---- DATA SHOWN

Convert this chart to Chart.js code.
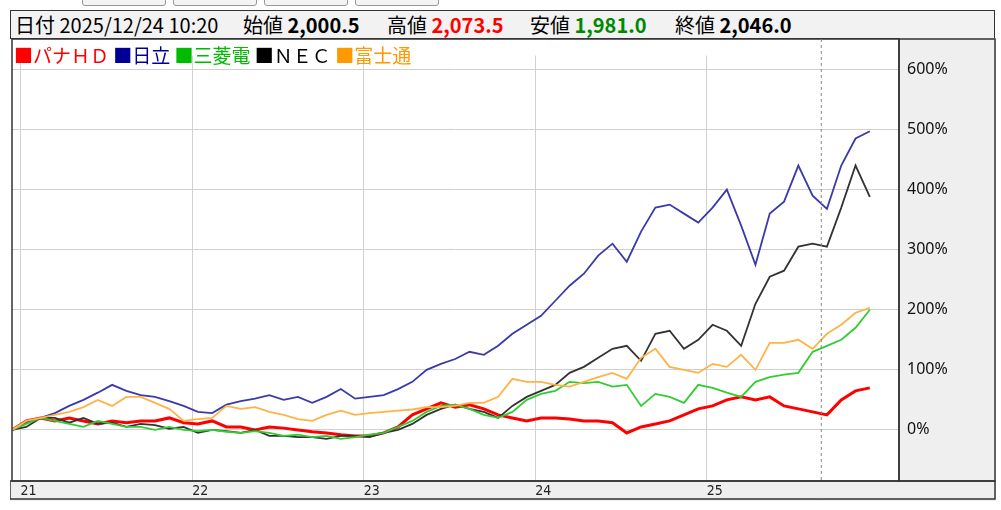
<!DOCTYPE html>
<html><head><meta charset="utf-8">
<script src="https://cdn.jsdelivr.net/npm/chart.js@4.4.1/dist/chart.umd.min.js"></script>
<style>
body{margin:0;background:#fff;font-family:"Noto Sans CJK JP","Noto Sans",sans-serif;}
#hdr{position:absolute;left:10px;top:10px;width:983px;height:27px;border:1px solid #333;background:#f2f2f2;font-size:20px;line-height:27px;white-space:nowrap;}
#hdr span{position:absolute;top:0}
#hdr b{font-weight:bold}
#wrap{position:absolute;left:10px;top:38px;width:986px;height:463px;}
#leg{position:absolute;left:14px;top:43px;font-size:19px;line-height:24px;white-space:nowrap;}
.btn{position:absolute;top:-4px;height:8px;border:1px solid #999;border-radius:3px;background:#f4f4f4}
</style></head><body>
<div class="btn" style="left:82px;width:82px"></div>
<div class="btn" style="left:173px;width:82px"></div>
<div class="btn" style="left:264px;width:82px"></div>
<div class="btn" style="left:355px;width:82px"></div>
<div id="hdr"><span style="left:4px">日付 2025/12/24 10:20</span><span style="left:232px">始値 <b>2,000.5</b></span><span style="left:376px">高値 <b style="color:#f00">2,073.5</b></span><span style="left:519px">安値 <b style="color:#080">1,981.0</b></span><span style="left:664px">終値 <b>2,046.0</b></span></div>
<div id="wrap"><canvas id="c"></canvas></div>
<div id="leg"><span style="color:#f00">■パナＨＤ</span> <span style="color:#009">■日立</span> <span style="color:#0b0">■三菱電</span> <span style="color:#000">■ＮＥＣ</span> <span style="color:#f90">■富士通</span></div>
<script>
const startYear = 2020.95;
const months = Array.from({length:61},(_, i)=>startYear + i/12);
const yearTicks = [2021,2022,2023,2024,2025];
const yearLabels = ['21','22','23','24','25'];
const pctTicks = [0,100,200,300,400,500,600];
const markerDate = 2025.667;

const hitachi = [0,12,20,28,40,50,62,75,65,58,55,48,40,30,28,42,48,52,58,50,55,45,55,68,52,55,58,68,80,100,110,118,130,125,140,160,175,190,215,240,260,290,310,280,330,370,375,360,345,370,400,340,275,360,380,440,390,368,440,485,497];
const fujitsu = [0,15,20,25,30,38,50,40,55,55,45,35,15,18,20,40,35,38,30,25,18,15,25,32,25,28,30,32,34,38,38,40,45,45,55,85,80,80,75,72,80,88,95,85,120,135,105,100,95,110,105,125,100,145,145,150,135,160,175,195,203];
const melco = [0,10,20,15,10,5,15,10,5,5,0,5,0,-2,0,-3,-5,-2,-5,-10,-8,-12,-10,-15,-12,-8,-5,5,15,30,40,42,35,25,20,30,50,60,65,80,78,80,72,75,40,60,55,45,75,70,62,55,80,88,92,95,130,140,150,170,200];
const nec = [0,5,20,20,12,20,10,12,5,10,8,2,5,-5,0,-2,-5,0,-10,-10,-12,-12,-15,-10,-10,-12,-5,0,10,25,35,42,35,30,20,40,55,65,75,95,105,120,135,140,115,160,165,135,150,175,165,140,210,255,265,305,310,305,370,440,388];
const pana = [0,15,20,15,20,15,10,15,12,15,15,20,12,10,15,5,5,0,5,3,0,-3,-5,-8,-10,-10,-5,5,25,35,45,38,42,35,25,20,15,20,20,18,15,15,12,-5,5,10,15,25,35,40,50,55,50,55,40,35,30,25,50,65,70];

const pts = a => a.map((v,i)=>({x:months[i],y:v}));
const bg = {id:'bg',beforeDraw(ch){const c=ch.ctx,a=ch.chartArea;c.save();c.fillStyle='#efefef';
 c.fillRect(a.right,0,ch.width-a.right,a.bottom);c.fillRect(0,a.bottom,ch.width,ch.height-a.bottom);c.restore();},
 afterDraw(ch){const c=ch.ctx,a=ch.chartArea;c.save();c.strokeStyle='#333';c.lineWidth=1.5;
 c.strokeRect(a.left,1,a.right-a.left,a.bottom-1);
 c.strokeRect(a.right,1,ch.width-a.right-1,a.bottom-1);
 c.strokeRect(0,a.bottom,ch.width-1,ch.height-a.bottom-2);
 const x=ch.scales.x.getPixelForValue(markerDate);c.setLineDash([3,3]);c.strokeStyle='#888';c.lineWidth=1;
 c.beginPath();c.moveTo(x,1);c.lineTo(x,a.bottom);c.stroke();
 c.beginPath();c.moveTo(x,a.bottom+20);c.lineTo(x,ch.height);c.stroke();c.restore();}};
const ds=(d,col,w)=>({data:pts(d),borderColor:col,borderWidth:w,pointRadius:0,tension:0,fill:false});
new Chart(document.getElementById('c'),{type:'line',
 data:{datasets:[ds(fujitsu,'#ffb347',1.8),ds(melco,'#33cc33',1.8),ds(nec,'#333333',1.8),ds(hitachi,'#3a3aaa',1.8),ds(pana,'#ff0000',3)]},
 options:{responsive:true,maintainAspectRatio:false,animation:false,
  layout:{padding:{left:2,top:-13,right:0,bottom:0}},
  plugins:{legend:{display:false},tooltip:{enabled:false}},
  scales:{
   x:{type:'linear',min:2020.95,max:2026.12,
    afterBuildTicks(s){s.ticks=yearTicks.map(v=>({value:v}));},
    afterFit(s){s.height=20;},
    grid:{color:'#d0d0d0',drawTicks:false},border:{display:false},
    ticks:{align:'start',padding:2,color:'#222',font:{size:14,family:'DejaVu Sans Condensed'},
     callback:(v)=>yearLabels[yearTicks.indexOf(v)]}},
   y:{position:'right',min:-85,max:623,
    afterBuildTicks(s){s.ticks=pctTicks.map(v=>({value:v}));},
    afterFit(s){s.width=97;},
    grid:{color:'#d0d0d0',drawTicks:false},border:{display:false},
    ticks:{padding:8,color:'#111',font:{size:16,family:'Noto Sans'},callback:v=>v+'%'}}}},
 plugins:[bg]});
</script></body></html>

--------

WORK REQUIRED
Set down the complete material exactly, but do not include the images.

CORRECT ANSWER
Convert this chart to Chart.js code.
<!DOCTYPE html>
<html><head><meta charset="utf-8">
<script src="https://cdn.jsdelivr.net/npm/chart.js@4.4.1/dist/chart.umd.min.js"></script>
<style>
body{margin:0;background:#fff;font-family:"Noto Sans CJK JP","Noto Sans",sans-serif;}
#hdr{position:absolute;left:10px;top:10px;width:983px;height:27px;border:1px solid #333;background:#f2f2f2;font-size:20px;line-height:27px;white-space:nowrap;}
#hdr span{position:absolute;top:0}
#hdr b{font-weight:bold}
#wrap{position:absolute;left:10px;top:38px;width:986px;height:463px;}
#leg{position:absolute;left:14px;top:43px;font-size:19px;line-height:24px;white-space:nowrap;}
.btn{position:absolute;top:-4px;height:8px;border:1px solid #999;border-radius:3px;background:#f4f4f4}
</style></head><body>
<div class="btn" style="left:82px;width:82px"></div>
<div class="btn" style="left:173px;width:82px"></div>
<div class="btn" style="left:264px;width:82px"></div>
<div class="btn" style="left:355px;width:82px"></div>
<div id="hdr"><span style="left:4px">日付 2025/12/24 10:20</span><span style="left:232px">始値 <b>2,000.5</b></span><span style="left:376px">高値 <b style="color:#f00">2,073.5</b></span><span style="left:519px">安値 <b style="color:#080">1,981.0</b></span><span style="left:664px">終値 <b>2,046.0</b></span></div>
<div id="wrap"><canvas id="c"></canvas></div>
<div id="leg"><span style="color:#f00">■パナＨＤ</span> <span style="color:#009">■日立</span> <span style="color:#0b0">■三菱電</span> <span style="color:#000">■ＮＥＣ</span> <span style="color:#f90">■富士通</span></div>
<script>
const startYear = 2020.95;
const months = Array.from({length:61},(_, i)=>startYear + i/12);
const yearTicks = [2021,2022,2023,2024,2025];
const yearLabels = ['21','22','23','24','25'];
const pctTicks = [0,100,200,300,400,500,600];
const markerDate = 2025.667;

const hitachi = [0,12,20,28,40,50,62,75,65,58,55,48,40,30,28,42,48,52,58,50,55,45,55,68,52,55,58,68,80,100,110,118,130,125,140,160,175,190,215,240,260,290,310,280,330,370,375,360,345,370,400,340,275,360,380,440,390,368,440,485,497];
const fujitsu = [0,15,20,25,30,38,50,40,55,55,45,35,15,18,20,40,35,38,30,25,18,15,25,32,25,28,30,32,34,38,38,40,45,45,55,85,80,80,75,72,80,88,95,85,120,135,105,100,95,110,105,125,100,145,145,150,135,160,175,195,203];
const melco = [0,10,20,15,10,5,15,10,5,5,0,5,0,-2,0,-3,-5,-2,-5,-10,-8,-12,-10,-15,-12,-8,-5,5,15,30,40,42,35,25,20,30,50,60,65,80,78,80,72,75,40,60,55,45,75,70,62,55,80,88,92,95,130,140,150,170,200];
const nec = [0,5,20,20,12,20,10,12,5,10,8,2,5,-5,0,-2,-5,0,-10,-10,-12,-12,-15,-10,-10,-12,-5,0,10,25,35,42,35,30,20,40,55,65,75,95,105,120,135,140,115,160,165,135,150,175,165,140,210,255,265,305,310,305,370,440,388];
const pana = [0,15,20,15,20,15,10,15,12,15,15,20,12,10,15,5,5,0,5,3,0,-3,-5,-8,-10,-10,-5,5,25,35,45,38,42,35,25,20,15,20,20,18,15,15,12,-5,5,10,15,25,35,40,50,55,50,55,40,35,30,25,50,65,70];

const pts = a => a.map((v,i)=>({x:months[i],y:v}));
const bg = {id:'bg',beforeDraw(ch){const c=ch.ctx,a=ch.chartArea;c.save();c.fillStyle='#efefef';
 c.fillRect(a.right,0,ch.width-a.right,a.bottom);c.fillRect(0,a.bottom,ch.width,ch.height-a.bottom);c.restore();},
 afterDraw(ch){const c=ch.ctx,a=ch.chartArea;c.save();c.strokeStyle='#333';c.lineWidth=1.5;
 c.strokeRect(a.left,1,a.right-a.left,a.bottom-1);
 c.strokeRect(a.right,1,ch.width-a.right-1,a.bottom-1);
 c.strokeRect(0,a.bottom,ch.width-1,ch.height-a.bottom-2);
 const x=ch.scales.x.getPixelForValue(markerDate);c.setLineDash([3,3]);c.strokeStyle='#888';c.lineWidth=1;
 c.beginPath();c.moveTo(x,1);c.lineTo(x,a.bottom);c.stroke();
 c.beginPath();c.moveTo(x,a.bottom+20);c.lineTo(x,ch.height);c.stroke();c.restore();}};
const ds=(d,col,w)=>({data:pts(d),borderColor:col,borderWidth:w,pointRadius:0,tension:0,fill:false});
new Chart(document.getElementById('c'),{type:'line',
 data:{datasets:[ds(fujitsu,'#ffb347',1.8),ds(melco,'#33cc33',1.8),ds(nec,'#333333',1.8),ds(hitachi,'#3a3aaa',1.8),ds(pana,'#ff0000',3)]},
 options:{responsive:true,maintainAspectRatio:false,animation:false,
  layout:{padding:{left:2,top:-13,right:0,bottom:0}},
  plugins:{legend:{display:false},tooltip:{enabled:false}},
  scales:{
   x:{type:'linear',min:2020.95,max:2026.12,
    afterBuildTicks(s){s.ticks=yearTicks.map(v=>({value:v}));},
    afterFit(s){s.height=20;},
    grid:{color:'#d0d0d0',drawTicks:false},border:{display:false},
    ticks:{align:'start',padding:2,color:'#222',font:{size:14,family:'DejaVu Sans Condensed'},
     callback:(v)=>yearLabels[yearTicks.indexOf(v)]}},
   y:{position:'right',min:-85,max:623,
    afterBuildTicks(s){s.ticks=pctTicks.map(v=>({value:v}));},
    afterFit(s){s.width=97;},
    grid:{color:'#d0d0d0',drawTicks:false},border:{display:false},
    ticks:{padding:8,color:'#111',font:{size:16,family:'Noto Sans'},callback:v=>v+'%'}}}},
 plugins:[bg]});
</script></body></html>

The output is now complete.